Goal> Starting at the top of the listing, extract every line up to and including the one with "steps = list(range(1, 102))". Pictures stay out of the copy.

◆ ◆ ◆ ◆

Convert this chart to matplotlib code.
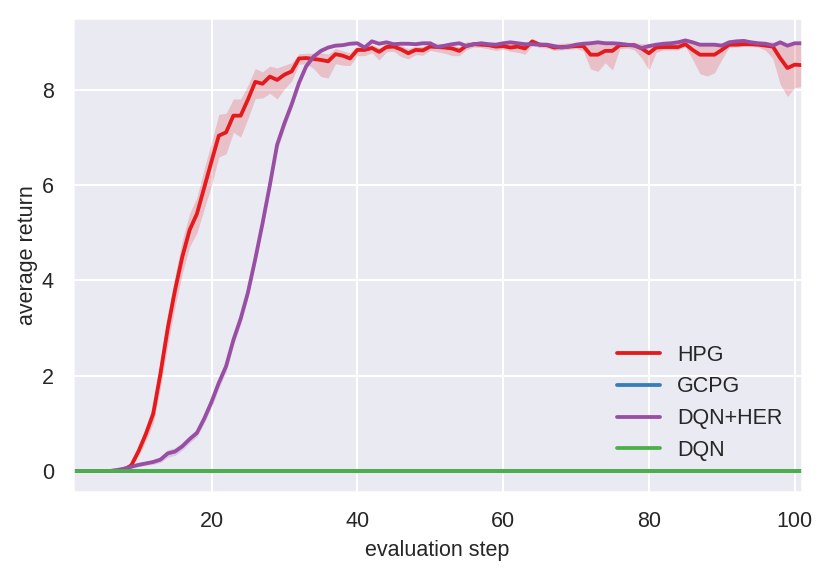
import numpy as np
import matplotlib
matplotlib.use("Agg")
import matplotlib.pyplot as plt
import seaborn as sns

sns.set_theme(style="darkgrid", context="notebook")
plt.rcParams['font.family'] = ['Liberation Sans', 'DejaVu Sans']
FS = 10.75
plt.rcParams.update({'axes.labelsize': FS, 'xtick.labelsize': FS,
                     'ytick.labelsize': FS, 'legend.fontsize': FS})

steps = list(range(1, 102))

hpg = [0.0, 0.0, 0.0, 0.0, 0.0, 0.0, 0.01, 0.03, 0.12, 0.42,
       0.78, 1.2, 2.05, 3.0, 3.8, 4.5, 5.06, 5.4, 5.95, 6.5,
       7.04, 7.11, 7.46, 7.46, 7.8, 8.17, 8.13, 8.28, 8.21, 8.32,
       8.39, 8.66, 8.67, 8.65, 8.63, 8.6, 8.75, 8.72, 8.66, 8.84,
       8.84, 8.88, 8.8, 8.9, 8.91, 8.85, 8.77, 8.84, 8.83, 8.91,
       8.9, 8.89, 8.87, 8.82, 8.93, 8.96, 8.95, 8.94, 8.91, 8.92,
       8.89, 8.91, 8.87, 9.02, 8.95, 8.94, 8.89, 8.9, 8.91, 8.92,
       8.92, 8.74, 8.74, 8.82, 8.82, 8.94, 8.94, 8.94, 8.87, 8.77,
       8.89, 8.9, 8.9, 8.9, 8.96, 8.84, 8.74, 8.74, 8.74, 8.84,
       8.95, 8.95, 8.96, 8.96, 8.95, 8.93, 8.91, 8.67, 8.46, 8.53,
       8.52]
hpg_dn = [0.0, 0.0, 0.0, 0.0, 0.0, 0.0, 0.01, 0.02, 0.05, 0.1,
          0.15, 0.2, 0.3, 0.35, 0.35, 0.35, 0.35, 0.4, 0.45, 0.5,
          0.45, 0.45, 0.35, 0.45, 0.4, 0.35, 0.3, 0.35, 0.4, 0.3,
          0.2, 0.12, 0.12, 0.2, 0.35, 0.35, 0.2, 0.2, 0.15, 0.12,
          0.12, 0.1, 0.17, 0.1, 0.1, 0.15, 0.12, 0.1, 0.1, 0.08,
          0.1, 0.12, 0.15, 0.1, 0.08, 0.06, 0.06, 0.08, 0.08, 0.06,
          0.08, 0.12, 0.12, 0.08, 0.06, 0.06, 0.06, 0.06, 0.06, 0.05,
          0.1, 0.3, 0.35, 0.25, 0.4, 0.08, 0.06, 0.1, 0.2, 0.35,
          0.1, 0.06, 0.06, 0.06, 0.05, 0.2, 0.4, 0.45, 0.38, 0.2,
          0.05, 0.05, 0.05, 0.05, 0.05, 0.1, 0.25, 0.55, 0.6, 0.48,
          0.45]
hpg_up = [0.0, 0.0, 0.0, 0.0, 0.0, 0.0, 0.01, 0.02, 0.05, 0.1,
          0.15, 0.2, 0.3, 0.3, 0.3, 0.35, 0.35, 0.35, 0.4, 0.4,
          0.45, 0.4, 0.35, 0.35, 0.3, 0.28, 0.25, 0.22, 0.25, 0.2,
          0.18, 0.1, 0.1, 0.12, 0.15, 0.15, 0.12, 0.1, 0.12, 0.1,
          0.08, 0.08, 0.08, 0.08, 0.08, 0.08, 0.1, 0.08, 0.08, 0.08,
          0.08, 0.08, 0.08, 0.08, 0.08, 0.06, 0.06, 0.06, 0.08, 0.08,
          0.08, 0.08, 0.08, 0.04, 0.06, 0.06, 0.08, 0.08, 0.08, 0.08,
          0.1, 0.25, 0.25, 0.18, 0.18, 0.06, 0.06, 0.06, 0.1, 0.2,
          0.08, 0.08, 0.08, 0.08, 0.06, 0.15, 0.22, 0.22, 0.22, 0.15,
          0.06, 0.06, 0.06, 0.06, 0.06, 0.08, 0.1, 0.3, 0.5, 0.45,
          0.45]

gcpg = [0.0] * 101

dqn_her = [0.0, 0.0, 0.0, 0.0, 0.0, 0.0, 0.02, 0.05, 0.09, 0.13,
           0.16, 0.19, 0.24, 0.37, 0.41, 0.52, 0.67, 0.8, 1.1, 1.45,
           1.85, 2.2, 2.75, 3.2, 3.75, 4.45, 5.2, 6.0, 6.85, 7.3,
           7.7, 8.15, 8.5, 8.7, 8.82, 8.89, 8.93, 8.94, 8.97, 8.98,
           8.89, 9.02, 8.97, 9.0, 8.96, 8.97, 8.97, 8.96, 8.98, 8.98,
           8.9, 8.93, 8.96, 8.98, 8.92, 8.96, 8.98, 8.96, 8.95, 8.98,
           9.0, 8.98, 8.96, 8.96, 8.95, 8.95, 8.92, 8.89, 8.91, 8.95,
           8.97, 8.98, 9.0, 8.98, 8.98, 8.97, 8.95, 8.93, 8.88, 8.92,
           8.95, 8.97, 8.98, 9.0, 9.04, 9.0, 8.95, 8.95, 8.95, 8.93,
           9.0, 9.02, 9.03, 9.0, 8.98, 8.97, 8.93, 9.0, 8.93, 8.98,
           8.98]
dqn_her_sd = [0.0, 0.0, 0.0, 0.0, 0.0, 0.0, 0.01, 0.02, 0.03, 0.04,
              0.04, 0.05, 0.06, 0.08, 0.08, 0.08, 0.08, 0.08, 0.1, 0.12,
              0.12, 0.12, 0.12, 0.12, 0.12, 0.12, 0.12, 0.12, 0.12, 0.12,
              0.1, 0.08, 0.06, 0.05, 0.04, 0.03, 0.03, 0.03, 0.03, 0.03,
              0.03, 0.03, 0.03, 0.03, 0.03, 0.03, 0.03, 0.03, 0.03, 0.03,
              0.03, 0.03, 0.03, 0.03, 0.03, 0.03, 0.03, 0.03, 0.03, 0.03,
              0.03, 0.03, 0.03, 0.03, 0.03, 0.03, 0.03, 0.03, 0.03, 0.03,
              0.03, 0.03, 0.03, 0.03, 0.03, 0.03, 0.03, 0.03, 0.03, 0.03,
              0.03, 0.03, 0.03, 0.03, 0.03, 0.03, 0.03, 0.03, 0.03, 0.03,
              0.03, 0.03, 0.03, 0.03, 0.03, 0.03, 0.03, 0.03, 0.03, 0.03,
              0.03]

dqn = [0.0] * 101

labels = ["HPG", "GCPG", "DQN+HER", "DQN"]
pal = sns.color_palette("Set1")
colors = [pal[0], pal[1], pal[3], pal[2]]
LW = 1.9

fig = plt.figure(figsize=(830 / 144, 573 / 144), dpi=144)
ax = fig.add_axes([73 / 830, 1 - 492 / 573, (802 - 73) / 830, (492 - 18) / 573])

x = np.array(steps)
h = np.array(hpg)
ax.fill_between(x, h - np.array(hpg_dn), h + np.array(hpg_up), color=colors[0], alpha=0.2, lw=0)
ax.plot(x, h, color=colors[0], lw=LW, label=labels[0])

ax.plot(x, gcpg, color=colors[1], lw=LW, label=labels[1])

d = np.array(dqn_her)
s = np.array(dqn_her_sd)
ax.fill_between(x, d - s, d + s, color=colors[2], alpha=0.2, lw=0)
ax.plot(x, d, color=colors[2], lw=LW, label=labels[2])

ax.plot(x, dqn, color=colors[3], lw=LW, label=labels[3])

ax.set_xlim(1, 101)
ax.set_ylim(-0.44, 9.51)
ax.set_yticks([0, 2, 4, 6, 8])
ax.set_xticks([20, 40, 60, 80, 100])
ax.set_xlabel("evaluation step")
ax.set_ylabel("average return", labelpad=2)
ax.legend(loc="lower right", bbox_to_anchor=(1.0, 0.025), frameon=False,
          labelspacing=0.5)

fig.savefig("out.png", dpi=144)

◆ ◆ ◆ ◆

Result for this task>
Convert this chart to matplotlib code.
import numpy as np
import matplotlib
matplotlib.use("Agg")
import matplotlib.pyplot as plt
import seaborn as sns

sns.set_theme(style="darkgrid", context="notebook")
plt.rcParams['font.family'] = ['Liberation Sans', 'DejaVu Sans']
FS = 10.75
plt.rcParams.update({'axes.labelsize': FS, 'xtick.labelsize': FS,
                     'ytick.labelsize': FS, 'legend.fontsize': FS})

steps = list(range(1, 102))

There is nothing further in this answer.